Set exercise = From the listing below, pick out each line with the word "this".

Supplied material =
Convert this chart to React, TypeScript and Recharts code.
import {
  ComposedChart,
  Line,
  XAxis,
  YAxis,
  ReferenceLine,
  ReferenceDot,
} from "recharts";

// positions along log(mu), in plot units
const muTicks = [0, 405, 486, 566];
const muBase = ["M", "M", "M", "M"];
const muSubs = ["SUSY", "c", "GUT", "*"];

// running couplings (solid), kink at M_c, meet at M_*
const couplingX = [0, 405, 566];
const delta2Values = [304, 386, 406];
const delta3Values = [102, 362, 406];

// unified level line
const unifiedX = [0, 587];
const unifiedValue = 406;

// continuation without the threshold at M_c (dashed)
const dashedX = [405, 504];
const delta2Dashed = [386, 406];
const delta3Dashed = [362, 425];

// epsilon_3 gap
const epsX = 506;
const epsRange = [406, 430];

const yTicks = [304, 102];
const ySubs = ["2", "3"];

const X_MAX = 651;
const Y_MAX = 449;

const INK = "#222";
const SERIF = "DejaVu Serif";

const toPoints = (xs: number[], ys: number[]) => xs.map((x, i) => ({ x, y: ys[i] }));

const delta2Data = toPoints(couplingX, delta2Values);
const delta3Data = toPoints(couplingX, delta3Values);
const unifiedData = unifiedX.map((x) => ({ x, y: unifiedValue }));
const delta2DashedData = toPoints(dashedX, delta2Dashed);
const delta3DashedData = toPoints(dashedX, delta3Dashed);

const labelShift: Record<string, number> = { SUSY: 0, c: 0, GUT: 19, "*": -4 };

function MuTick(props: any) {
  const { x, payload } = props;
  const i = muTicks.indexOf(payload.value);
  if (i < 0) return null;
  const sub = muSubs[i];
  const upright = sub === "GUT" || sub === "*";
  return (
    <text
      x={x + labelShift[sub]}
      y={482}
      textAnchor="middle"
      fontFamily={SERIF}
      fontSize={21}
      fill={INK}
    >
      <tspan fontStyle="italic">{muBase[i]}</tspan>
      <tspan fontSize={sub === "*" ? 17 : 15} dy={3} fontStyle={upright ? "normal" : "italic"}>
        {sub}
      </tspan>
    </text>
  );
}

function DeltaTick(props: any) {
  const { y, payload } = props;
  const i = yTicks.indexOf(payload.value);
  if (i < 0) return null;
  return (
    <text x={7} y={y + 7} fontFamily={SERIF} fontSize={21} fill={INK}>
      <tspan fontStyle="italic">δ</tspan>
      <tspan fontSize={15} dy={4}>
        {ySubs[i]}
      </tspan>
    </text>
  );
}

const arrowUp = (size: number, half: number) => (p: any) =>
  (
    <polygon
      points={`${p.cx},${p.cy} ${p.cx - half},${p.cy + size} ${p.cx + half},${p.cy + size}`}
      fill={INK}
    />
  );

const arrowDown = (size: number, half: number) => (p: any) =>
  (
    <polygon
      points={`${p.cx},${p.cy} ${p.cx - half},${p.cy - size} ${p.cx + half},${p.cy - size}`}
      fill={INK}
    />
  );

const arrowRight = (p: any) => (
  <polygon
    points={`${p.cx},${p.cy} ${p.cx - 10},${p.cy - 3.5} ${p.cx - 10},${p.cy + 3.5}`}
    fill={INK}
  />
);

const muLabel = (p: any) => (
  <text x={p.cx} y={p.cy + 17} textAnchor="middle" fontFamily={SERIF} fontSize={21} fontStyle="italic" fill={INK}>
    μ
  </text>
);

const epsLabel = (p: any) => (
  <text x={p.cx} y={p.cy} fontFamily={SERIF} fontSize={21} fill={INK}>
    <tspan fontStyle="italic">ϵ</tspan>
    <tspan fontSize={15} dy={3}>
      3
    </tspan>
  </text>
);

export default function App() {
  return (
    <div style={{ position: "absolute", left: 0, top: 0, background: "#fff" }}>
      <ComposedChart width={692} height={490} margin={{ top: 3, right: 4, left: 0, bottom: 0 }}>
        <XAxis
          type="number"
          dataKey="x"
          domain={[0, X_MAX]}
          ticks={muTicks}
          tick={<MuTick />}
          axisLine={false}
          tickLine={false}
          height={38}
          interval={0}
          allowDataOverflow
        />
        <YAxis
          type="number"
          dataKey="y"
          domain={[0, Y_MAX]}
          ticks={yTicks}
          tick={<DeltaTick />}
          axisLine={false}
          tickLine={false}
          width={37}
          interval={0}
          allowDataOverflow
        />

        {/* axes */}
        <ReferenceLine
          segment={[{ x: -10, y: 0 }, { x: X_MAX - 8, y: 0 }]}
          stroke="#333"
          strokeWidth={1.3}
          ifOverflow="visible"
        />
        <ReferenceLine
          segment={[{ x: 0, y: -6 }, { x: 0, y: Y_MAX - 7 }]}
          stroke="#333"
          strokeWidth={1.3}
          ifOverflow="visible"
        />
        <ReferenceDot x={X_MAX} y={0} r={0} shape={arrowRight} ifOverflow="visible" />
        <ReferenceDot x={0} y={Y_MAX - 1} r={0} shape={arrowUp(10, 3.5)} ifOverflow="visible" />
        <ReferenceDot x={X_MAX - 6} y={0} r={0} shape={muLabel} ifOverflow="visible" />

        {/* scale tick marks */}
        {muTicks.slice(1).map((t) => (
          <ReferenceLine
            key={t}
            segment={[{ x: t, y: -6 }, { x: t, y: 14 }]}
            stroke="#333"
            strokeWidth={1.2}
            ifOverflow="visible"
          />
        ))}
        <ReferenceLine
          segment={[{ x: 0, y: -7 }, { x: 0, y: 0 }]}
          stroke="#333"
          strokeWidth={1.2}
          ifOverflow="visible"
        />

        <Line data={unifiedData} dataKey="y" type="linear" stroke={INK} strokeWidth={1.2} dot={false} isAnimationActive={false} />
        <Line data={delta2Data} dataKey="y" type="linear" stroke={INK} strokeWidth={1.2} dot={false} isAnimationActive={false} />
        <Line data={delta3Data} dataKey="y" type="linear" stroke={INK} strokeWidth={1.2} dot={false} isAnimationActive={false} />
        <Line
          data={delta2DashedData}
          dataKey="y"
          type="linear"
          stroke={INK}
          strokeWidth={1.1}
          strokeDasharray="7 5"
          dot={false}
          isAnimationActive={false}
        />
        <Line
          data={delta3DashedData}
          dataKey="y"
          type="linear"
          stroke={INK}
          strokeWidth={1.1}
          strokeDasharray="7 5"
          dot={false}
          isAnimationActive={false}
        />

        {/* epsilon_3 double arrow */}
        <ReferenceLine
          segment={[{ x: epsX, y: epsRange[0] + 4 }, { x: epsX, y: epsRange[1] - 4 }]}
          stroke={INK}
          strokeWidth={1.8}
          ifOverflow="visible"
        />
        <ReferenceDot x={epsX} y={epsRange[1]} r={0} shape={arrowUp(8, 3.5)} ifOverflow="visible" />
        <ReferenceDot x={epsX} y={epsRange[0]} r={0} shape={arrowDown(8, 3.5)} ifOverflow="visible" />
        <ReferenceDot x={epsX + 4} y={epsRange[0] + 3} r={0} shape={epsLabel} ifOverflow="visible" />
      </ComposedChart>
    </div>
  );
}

---

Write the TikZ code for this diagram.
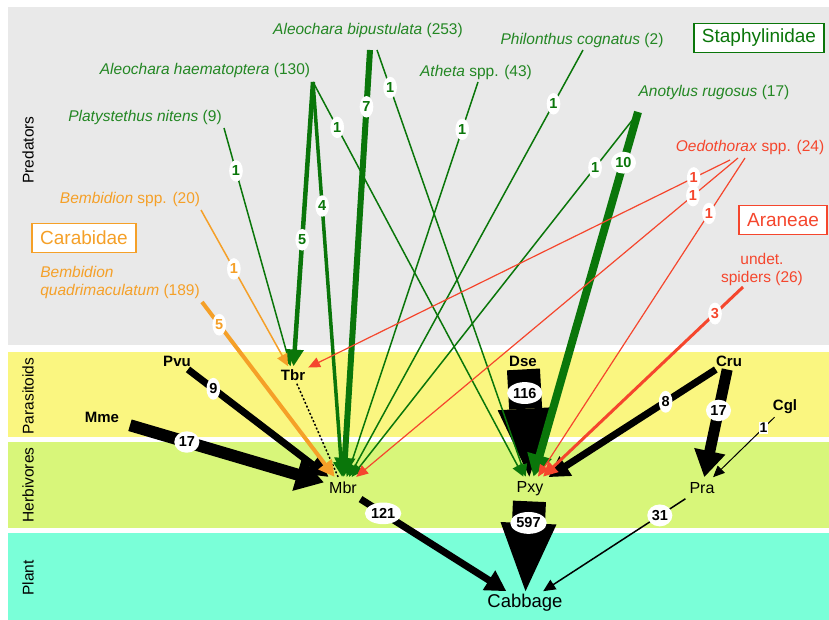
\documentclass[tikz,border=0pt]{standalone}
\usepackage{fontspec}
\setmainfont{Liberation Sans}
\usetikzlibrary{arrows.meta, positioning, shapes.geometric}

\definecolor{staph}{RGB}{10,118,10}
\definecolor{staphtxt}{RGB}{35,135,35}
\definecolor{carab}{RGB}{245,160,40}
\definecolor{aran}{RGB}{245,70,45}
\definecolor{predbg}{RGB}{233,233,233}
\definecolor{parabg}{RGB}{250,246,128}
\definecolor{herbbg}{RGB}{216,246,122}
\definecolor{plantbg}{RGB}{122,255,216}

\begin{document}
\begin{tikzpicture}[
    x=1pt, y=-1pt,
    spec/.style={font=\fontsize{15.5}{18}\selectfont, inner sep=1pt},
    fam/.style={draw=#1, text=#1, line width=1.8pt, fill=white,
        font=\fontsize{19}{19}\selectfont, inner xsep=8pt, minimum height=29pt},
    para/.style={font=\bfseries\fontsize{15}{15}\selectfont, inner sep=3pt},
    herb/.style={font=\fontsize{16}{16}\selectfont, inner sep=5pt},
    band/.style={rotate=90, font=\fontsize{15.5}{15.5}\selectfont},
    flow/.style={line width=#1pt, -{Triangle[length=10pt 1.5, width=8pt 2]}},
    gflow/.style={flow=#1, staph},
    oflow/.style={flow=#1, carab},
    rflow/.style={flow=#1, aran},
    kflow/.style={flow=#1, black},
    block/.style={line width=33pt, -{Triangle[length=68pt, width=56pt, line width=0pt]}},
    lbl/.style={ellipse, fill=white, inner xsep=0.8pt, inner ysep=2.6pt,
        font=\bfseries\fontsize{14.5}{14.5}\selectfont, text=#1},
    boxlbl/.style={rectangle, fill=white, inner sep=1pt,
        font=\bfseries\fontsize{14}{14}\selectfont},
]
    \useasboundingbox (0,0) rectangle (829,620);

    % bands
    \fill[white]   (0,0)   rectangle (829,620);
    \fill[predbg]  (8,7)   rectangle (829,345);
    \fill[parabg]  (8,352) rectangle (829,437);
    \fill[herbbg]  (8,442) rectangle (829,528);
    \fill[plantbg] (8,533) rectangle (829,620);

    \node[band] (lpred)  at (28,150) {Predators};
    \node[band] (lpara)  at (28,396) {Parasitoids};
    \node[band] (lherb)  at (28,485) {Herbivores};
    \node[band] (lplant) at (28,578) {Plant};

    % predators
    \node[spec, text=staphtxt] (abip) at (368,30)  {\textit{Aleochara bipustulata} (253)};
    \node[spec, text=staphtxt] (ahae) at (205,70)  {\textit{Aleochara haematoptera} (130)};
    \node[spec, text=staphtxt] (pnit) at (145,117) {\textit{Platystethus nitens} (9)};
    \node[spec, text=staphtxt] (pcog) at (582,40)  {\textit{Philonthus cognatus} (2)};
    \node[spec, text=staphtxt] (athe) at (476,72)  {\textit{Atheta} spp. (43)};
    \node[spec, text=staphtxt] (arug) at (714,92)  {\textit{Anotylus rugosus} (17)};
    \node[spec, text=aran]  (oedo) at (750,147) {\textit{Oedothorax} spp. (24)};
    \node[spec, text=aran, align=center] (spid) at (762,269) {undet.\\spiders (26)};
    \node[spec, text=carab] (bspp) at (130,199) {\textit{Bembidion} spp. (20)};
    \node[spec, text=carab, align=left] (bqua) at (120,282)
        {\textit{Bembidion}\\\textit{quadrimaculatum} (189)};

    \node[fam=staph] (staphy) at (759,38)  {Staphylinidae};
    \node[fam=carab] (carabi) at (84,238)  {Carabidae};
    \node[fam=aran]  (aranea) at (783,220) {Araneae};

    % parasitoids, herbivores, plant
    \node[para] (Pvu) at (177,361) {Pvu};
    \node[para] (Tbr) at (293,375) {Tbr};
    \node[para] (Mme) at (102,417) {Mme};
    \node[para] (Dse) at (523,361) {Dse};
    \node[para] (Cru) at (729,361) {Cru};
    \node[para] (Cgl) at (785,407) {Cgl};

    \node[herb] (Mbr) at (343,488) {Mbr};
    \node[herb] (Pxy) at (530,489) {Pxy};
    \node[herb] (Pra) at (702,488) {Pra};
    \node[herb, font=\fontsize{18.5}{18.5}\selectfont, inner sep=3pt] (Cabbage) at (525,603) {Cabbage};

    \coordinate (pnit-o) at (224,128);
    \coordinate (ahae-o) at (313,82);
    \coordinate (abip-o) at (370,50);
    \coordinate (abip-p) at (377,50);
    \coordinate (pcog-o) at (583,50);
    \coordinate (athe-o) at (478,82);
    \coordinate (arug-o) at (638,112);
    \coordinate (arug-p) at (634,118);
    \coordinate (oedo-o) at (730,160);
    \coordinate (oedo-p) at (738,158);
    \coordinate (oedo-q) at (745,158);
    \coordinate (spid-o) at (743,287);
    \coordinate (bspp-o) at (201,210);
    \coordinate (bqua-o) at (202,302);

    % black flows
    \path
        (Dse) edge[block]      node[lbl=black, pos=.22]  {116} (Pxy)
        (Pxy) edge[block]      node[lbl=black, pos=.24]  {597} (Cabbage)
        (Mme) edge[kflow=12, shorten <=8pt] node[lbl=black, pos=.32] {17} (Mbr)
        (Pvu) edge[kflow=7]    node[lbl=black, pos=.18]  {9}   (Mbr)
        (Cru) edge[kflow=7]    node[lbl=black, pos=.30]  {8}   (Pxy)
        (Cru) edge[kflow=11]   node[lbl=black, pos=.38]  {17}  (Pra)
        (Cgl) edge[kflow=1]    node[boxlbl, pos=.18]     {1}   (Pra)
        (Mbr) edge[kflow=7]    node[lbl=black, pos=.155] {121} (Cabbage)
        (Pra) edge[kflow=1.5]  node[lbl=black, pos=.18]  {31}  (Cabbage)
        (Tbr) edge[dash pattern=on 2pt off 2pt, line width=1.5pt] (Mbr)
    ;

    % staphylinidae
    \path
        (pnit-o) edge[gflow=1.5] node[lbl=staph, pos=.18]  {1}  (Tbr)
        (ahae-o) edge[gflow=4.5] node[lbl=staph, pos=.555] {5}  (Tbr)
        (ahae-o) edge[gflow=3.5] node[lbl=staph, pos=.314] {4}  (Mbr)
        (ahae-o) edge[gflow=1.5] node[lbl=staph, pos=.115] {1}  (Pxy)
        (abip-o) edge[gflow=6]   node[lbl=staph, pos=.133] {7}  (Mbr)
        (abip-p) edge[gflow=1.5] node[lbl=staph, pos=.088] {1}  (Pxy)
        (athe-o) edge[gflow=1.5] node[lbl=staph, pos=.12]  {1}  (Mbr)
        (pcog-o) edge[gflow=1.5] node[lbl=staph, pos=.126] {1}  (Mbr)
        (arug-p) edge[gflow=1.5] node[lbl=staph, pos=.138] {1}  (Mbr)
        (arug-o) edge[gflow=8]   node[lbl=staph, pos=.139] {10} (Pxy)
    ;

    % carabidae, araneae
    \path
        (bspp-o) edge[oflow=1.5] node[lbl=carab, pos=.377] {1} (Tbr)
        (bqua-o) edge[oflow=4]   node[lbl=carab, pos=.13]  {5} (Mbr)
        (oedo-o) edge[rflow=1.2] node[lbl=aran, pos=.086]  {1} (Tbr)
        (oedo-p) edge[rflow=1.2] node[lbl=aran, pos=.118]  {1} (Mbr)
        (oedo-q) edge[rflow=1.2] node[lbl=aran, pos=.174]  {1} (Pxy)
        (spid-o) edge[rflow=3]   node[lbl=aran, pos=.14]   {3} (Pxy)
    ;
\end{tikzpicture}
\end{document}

==

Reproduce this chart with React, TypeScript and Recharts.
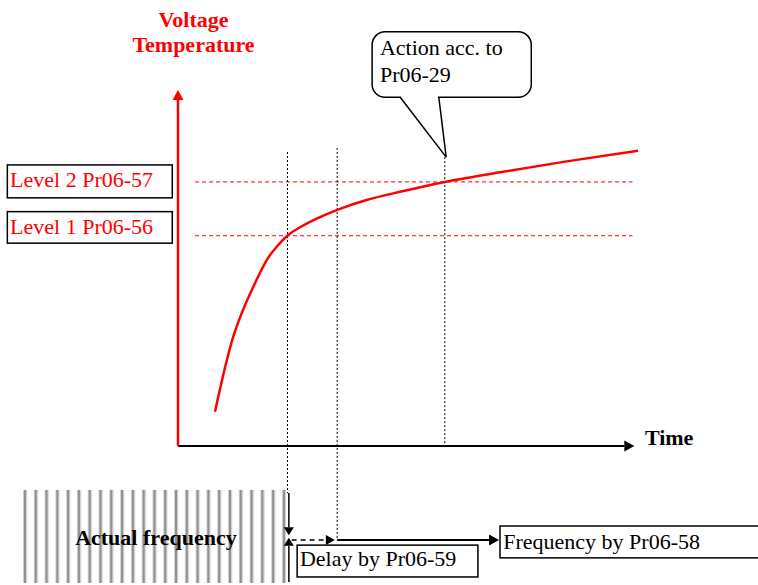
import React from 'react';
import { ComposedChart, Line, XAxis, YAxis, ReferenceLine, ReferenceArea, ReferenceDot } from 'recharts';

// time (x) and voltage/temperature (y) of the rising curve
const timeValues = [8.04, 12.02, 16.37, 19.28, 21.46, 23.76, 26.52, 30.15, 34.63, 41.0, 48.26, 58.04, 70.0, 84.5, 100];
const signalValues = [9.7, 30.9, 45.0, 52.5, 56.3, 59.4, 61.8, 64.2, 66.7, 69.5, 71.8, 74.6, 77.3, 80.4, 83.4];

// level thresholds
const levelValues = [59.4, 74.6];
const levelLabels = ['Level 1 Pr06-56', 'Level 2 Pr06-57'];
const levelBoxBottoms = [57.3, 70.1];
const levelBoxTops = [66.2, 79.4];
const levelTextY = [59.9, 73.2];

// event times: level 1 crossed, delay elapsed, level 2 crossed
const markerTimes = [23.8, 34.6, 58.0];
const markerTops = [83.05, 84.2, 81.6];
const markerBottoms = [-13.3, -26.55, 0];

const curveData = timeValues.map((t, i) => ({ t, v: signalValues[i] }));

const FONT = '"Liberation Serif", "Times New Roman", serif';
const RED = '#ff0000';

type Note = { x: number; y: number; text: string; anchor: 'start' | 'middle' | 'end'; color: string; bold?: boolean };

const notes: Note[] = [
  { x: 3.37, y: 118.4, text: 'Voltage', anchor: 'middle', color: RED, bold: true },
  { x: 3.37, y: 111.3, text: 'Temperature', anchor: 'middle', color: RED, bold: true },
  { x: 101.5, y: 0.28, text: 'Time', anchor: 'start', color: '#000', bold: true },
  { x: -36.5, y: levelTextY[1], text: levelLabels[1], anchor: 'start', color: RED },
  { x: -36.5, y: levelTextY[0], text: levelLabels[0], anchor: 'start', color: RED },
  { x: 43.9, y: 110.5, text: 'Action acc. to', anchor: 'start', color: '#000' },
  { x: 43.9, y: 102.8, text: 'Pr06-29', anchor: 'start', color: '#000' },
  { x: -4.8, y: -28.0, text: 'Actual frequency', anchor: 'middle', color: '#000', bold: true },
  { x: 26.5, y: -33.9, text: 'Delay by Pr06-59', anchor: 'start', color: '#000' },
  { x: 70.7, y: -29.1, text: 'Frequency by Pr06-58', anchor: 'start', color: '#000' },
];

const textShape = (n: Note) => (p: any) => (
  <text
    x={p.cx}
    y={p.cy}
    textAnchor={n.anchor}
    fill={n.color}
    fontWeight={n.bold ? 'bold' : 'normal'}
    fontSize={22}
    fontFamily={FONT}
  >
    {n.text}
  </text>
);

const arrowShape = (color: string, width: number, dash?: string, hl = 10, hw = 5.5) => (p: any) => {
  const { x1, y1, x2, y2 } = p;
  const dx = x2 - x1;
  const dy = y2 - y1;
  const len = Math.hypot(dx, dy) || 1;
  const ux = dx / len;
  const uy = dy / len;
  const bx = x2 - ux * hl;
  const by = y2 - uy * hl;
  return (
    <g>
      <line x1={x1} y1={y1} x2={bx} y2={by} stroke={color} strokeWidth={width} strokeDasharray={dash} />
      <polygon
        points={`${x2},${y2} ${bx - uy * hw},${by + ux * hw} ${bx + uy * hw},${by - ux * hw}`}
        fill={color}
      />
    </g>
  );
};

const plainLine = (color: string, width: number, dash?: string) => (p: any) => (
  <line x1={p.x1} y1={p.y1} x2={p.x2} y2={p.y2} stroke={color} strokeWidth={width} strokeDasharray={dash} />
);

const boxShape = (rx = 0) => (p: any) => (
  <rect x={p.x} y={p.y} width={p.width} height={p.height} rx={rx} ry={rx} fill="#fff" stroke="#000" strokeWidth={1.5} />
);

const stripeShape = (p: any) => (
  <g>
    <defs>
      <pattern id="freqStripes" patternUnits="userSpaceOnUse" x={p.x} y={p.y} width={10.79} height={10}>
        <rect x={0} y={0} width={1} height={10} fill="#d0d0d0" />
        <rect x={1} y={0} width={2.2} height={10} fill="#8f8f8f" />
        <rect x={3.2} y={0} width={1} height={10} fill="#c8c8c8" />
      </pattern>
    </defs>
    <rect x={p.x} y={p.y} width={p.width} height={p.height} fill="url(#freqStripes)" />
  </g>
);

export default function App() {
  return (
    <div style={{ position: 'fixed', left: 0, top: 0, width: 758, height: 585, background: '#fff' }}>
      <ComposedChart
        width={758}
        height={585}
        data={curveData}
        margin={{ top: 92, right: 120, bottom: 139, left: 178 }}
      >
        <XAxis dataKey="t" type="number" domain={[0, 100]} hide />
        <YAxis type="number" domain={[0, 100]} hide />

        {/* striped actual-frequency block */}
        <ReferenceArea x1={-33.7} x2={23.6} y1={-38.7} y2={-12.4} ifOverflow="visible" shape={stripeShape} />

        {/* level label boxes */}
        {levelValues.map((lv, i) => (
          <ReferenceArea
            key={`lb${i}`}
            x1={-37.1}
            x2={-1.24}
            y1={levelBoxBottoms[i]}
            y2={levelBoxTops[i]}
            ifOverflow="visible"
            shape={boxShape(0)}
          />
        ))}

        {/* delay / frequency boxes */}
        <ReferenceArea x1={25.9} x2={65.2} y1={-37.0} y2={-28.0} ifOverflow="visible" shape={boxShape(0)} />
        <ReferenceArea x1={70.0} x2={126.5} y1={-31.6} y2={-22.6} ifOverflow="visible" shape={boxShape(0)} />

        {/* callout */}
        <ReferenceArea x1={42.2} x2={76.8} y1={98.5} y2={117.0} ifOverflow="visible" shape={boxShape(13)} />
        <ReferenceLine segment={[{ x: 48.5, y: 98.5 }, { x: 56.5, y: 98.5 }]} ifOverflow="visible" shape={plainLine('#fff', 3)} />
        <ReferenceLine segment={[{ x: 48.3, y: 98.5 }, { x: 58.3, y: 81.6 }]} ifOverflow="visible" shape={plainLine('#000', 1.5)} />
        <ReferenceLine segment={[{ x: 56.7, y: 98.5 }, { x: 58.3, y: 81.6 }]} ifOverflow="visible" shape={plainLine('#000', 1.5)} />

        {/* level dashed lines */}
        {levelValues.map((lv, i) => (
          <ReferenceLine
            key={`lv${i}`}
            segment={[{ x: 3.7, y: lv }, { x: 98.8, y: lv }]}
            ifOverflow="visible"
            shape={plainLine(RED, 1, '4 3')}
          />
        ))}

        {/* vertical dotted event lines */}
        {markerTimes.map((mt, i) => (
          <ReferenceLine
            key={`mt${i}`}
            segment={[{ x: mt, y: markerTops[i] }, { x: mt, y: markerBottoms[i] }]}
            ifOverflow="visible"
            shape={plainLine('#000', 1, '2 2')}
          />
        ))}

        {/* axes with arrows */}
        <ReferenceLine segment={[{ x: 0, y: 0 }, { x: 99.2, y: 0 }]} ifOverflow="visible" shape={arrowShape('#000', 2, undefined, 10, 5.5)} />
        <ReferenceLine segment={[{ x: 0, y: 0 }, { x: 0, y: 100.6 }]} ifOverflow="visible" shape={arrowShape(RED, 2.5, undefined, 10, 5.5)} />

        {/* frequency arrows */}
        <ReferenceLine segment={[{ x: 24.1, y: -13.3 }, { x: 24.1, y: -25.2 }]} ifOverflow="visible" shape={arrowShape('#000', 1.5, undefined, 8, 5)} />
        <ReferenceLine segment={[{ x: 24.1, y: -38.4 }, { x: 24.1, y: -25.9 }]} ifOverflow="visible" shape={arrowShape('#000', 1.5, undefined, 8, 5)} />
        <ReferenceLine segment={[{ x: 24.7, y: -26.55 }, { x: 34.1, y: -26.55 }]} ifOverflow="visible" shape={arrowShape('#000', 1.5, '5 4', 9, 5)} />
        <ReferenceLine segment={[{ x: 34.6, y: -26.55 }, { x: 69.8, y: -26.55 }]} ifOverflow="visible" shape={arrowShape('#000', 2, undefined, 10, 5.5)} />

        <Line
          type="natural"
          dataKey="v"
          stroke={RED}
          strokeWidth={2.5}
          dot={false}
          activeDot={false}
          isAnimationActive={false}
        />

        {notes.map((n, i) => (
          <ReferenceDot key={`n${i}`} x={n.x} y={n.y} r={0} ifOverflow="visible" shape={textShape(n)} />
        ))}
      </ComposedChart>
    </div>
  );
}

Reply to the exercise =
Convert this chart to React, TypeScript and Recharts code.
Write the TikZ code for this diagram.
Reproduce this chart with React, TypeScript and Recharts.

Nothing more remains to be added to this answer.